— BEGIN INPUT RECORDS —

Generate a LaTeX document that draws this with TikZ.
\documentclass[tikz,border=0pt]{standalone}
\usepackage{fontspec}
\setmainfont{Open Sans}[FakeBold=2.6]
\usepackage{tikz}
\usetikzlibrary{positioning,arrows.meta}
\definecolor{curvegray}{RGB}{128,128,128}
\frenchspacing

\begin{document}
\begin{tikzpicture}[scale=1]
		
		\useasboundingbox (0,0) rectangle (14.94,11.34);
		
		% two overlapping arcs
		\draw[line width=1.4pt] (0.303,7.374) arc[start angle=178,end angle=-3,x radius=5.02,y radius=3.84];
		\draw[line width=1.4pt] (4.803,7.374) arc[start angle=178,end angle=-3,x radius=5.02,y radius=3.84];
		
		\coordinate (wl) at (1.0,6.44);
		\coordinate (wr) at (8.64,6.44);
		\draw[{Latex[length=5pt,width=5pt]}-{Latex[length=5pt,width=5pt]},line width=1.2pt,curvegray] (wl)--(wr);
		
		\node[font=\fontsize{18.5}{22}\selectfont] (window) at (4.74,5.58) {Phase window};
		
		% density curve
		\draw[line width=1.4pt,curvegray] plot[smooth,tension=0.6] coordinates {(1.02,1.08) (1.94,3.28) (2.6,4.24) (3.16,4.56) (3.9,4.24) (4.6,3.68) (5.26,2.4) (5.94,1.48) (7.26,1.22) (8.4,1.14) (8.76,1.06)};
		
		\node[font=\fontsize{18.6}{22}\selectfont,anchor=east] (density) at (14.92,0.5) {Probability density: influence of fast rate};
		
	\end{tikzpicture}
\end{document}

— END INPUT RECORDS —
— BEGIN INPUT RECORDS —

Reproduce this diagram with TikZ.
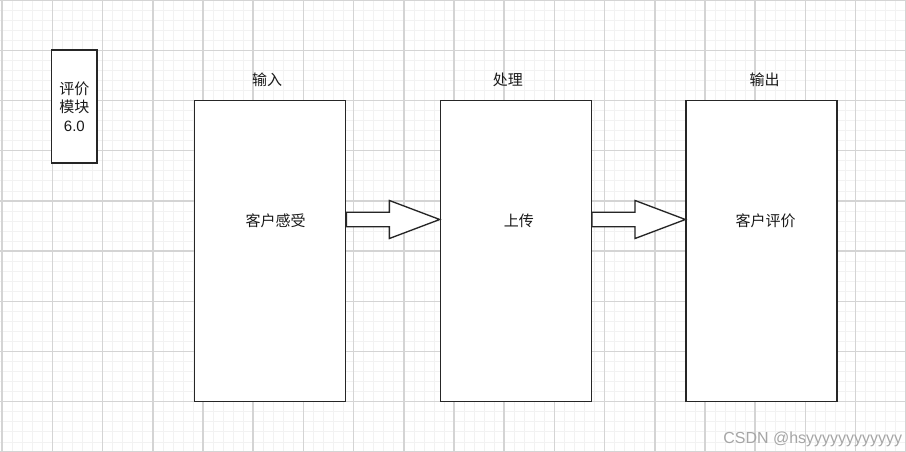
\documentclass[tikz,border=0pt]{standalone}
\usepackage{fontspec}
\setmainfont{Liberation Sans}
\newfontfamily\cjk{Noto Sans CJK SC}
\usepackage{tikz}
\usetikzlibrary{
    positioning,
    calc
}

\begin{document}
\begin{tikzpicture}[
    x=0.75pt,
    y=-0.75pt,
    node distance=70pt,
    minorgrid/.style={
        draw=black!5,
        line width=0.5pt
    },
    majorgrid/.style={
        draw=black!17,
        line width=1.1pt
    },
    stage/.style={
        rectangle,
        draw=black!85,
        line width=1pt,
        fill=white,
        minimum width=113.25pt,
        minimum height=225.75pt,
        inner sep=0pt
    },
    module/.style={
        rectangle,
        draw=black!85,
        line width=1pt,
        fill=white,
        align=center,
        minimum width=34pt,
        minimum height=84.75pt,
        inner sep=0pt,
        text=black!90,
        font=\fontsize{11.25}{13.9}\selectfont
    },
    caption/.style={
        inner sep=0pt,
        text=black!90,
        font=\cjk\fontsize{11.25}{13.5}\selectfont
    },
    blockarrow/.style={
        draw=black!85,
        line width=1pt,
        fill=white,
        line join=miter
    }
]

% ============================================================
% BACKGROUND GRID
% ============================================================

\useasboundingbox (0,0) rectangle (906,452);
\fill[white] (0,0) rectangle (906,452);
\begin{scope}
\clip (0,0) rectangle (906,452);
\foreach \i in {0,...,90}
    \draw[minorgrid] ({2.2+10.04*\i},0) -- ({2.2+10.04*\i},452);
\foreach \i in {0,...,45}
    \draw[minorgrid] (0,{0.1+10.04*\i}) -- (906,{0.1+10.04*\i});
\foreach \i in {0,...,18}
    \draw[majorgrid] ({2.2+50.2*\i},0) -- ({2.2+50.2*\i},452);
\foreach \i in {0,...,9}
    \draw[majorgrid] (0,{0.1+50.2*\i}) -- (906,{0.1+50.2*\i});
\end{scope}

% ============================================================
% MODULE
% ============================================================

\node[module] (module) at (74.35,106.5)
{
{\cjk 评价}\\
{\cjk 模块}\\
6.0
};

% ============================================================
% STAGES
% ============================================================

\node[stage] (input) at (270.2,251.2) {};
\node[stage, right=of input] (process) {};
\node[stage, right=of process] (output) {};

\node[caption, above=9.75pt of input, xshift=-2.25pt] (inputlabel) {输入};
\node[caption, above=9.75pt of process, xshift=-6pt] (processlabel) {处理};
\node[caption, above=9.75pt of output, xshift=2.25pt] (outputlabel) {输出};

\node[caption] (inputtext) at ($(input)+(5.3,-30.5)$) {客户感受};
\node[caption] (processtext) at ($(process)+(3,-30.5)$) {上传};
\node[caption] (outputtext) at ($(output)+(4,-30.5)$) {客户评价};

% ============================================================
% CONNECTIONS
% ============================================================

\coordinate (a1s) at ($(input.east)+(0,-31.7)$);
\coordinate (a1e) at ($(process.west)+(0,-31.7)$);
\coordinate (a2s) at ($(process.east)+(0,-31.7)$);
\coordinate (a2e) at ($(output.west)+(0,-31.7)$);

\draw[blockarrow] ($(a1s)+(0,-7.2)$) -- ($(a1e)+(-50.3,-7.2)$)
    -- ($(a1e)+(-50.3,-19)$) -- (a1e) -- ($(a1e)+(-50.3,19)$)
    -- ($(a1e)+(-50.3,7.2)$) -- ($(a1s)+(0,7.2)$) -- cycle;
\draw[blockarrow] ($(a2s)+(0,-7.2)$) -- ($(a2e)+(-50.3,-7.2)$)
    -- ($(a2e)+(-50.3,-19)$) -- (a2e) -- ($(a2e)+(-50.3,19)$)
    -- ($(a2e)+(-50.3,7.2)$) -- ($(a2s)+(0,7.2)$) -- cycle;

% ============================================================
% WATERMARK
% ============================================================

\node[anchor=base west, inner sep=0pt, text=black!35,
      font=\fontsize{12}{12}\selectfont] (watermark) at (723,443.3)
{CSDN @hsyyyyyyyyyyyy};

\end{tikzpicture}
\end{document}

— END INPUT RECORDS —

* [THE REQUEST]: Lines that hold the word "with" are the ones to return, every one of them.

* [ANSWER FOR THIS EXERCISE]:
Generate a LaTeX document that draws this with TikZ.
Reproduce this diagram with TikZ.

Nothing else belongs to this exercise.